In the afternoon I went to the Writers' Institute series on the campus of the University at Albany for a seminar by the poet Carolyn Forché. W.W. Norton & Company has just released the anthology Poetry of Witness: The Tradition in English, 1500 - 2001, edited by Forché & Duncan Wu. Her earlier anthology Against Forgetting: Twentieth-Century Poetry of Witness (1993) is what I like to call "my desert island book," a text to which I keep returning. Much of the audience were young students in poetry classes, including some who are studying Forché's long poem "On Earth" from her 2003 collection Blue Hour: Poems. Of course, there were faculty members & a grey contingent of community poets.
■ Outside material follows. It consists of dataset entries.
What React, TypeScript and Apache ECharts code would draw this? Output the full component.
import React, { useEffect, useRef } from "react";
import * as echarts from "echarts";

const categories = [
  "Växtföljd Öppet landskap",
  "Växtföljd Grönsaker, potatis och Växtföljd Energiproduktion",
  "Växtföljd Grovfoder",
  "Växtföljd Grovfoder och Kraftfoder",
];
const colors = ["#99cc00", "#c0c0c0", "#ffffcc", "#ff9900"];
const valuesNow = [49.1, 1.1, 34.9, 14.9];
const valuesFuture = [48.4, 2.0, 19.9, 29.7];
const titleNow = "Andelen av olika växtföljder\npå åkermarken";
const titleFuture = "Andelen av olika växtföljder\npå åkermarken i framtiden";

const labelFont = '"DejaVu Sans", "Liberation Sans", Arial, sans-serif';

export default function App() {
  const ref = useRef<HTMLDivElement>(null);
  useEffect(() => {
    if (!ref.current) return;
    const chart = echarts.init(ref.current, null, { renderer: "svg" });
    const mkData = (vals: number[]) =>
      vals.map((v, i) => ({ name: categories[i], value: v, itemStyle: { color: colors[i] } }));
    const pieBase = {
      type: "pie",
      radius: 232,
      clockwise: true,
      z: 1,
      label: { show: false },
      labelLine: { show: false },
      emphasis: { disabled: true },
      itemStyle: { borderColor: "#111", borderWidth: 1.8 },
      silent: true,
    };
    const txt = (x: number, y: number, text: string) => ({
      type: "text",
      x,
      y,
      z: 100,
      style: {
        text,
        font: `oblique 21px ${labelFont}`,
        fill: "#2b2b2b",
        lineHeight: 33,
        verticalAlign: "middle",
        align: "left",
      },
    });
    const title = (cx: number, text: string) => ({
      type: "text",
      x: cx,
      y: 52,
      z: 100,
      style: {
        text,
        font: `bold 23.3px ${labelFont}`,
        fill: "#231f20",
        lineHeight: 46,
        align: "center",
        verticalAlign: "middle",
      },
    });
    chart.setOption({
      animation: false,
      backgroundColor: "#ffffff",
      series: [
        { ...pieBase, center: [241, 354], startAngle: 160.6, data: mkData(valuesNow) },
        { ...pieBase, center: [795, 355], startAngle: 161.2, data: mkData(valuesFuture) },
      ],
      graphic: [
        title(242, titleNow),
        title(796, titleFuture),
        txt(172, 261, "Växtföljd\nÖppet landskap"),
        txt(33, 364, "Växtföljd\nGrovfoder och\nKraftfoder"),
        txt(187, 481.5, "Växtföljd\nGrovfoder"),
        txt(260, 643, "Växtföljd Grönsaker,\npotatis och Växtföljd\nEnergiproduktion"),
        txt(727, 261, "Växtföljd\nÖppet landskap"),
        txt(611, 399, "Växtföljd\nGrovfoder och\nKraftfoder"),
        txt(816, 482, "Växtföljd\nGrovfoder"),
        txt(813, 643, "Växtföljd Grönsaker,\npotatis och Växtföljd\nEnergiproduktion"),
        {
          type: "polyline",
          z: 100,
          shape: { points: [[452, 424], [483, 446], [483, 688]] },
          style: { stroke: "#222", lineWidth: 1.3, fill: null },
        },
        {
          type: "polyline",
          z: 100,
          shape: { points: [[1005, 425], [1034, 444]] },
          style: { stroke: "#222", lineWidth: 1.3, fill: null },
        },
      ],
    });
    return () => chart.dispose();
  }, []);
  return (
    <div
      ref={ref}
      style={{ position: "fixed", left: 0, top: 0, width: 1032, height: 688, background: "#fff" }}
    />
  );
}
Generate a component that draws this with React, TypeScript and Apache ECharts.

|Carolyn Forche & Don Faulkner|
So the contrast I referred to above was between the outward-looking “poetry of witness” & the inward gaze of self-exploration (& it’s twin sister look-at-me-ain’t-I-special). I've done both in my poems over the years. I've come to realize that an engaged art is the product of both — an artist who examines who she or he is in the world while confronting the wider world around them, & then learning to respond to that world as an artist. & it now occurs to me that Jade Sylvan’s examination of gender & the other roles we play is the same discussion as that of “branding” earlier in the day with Carolyn Forché. We need it all.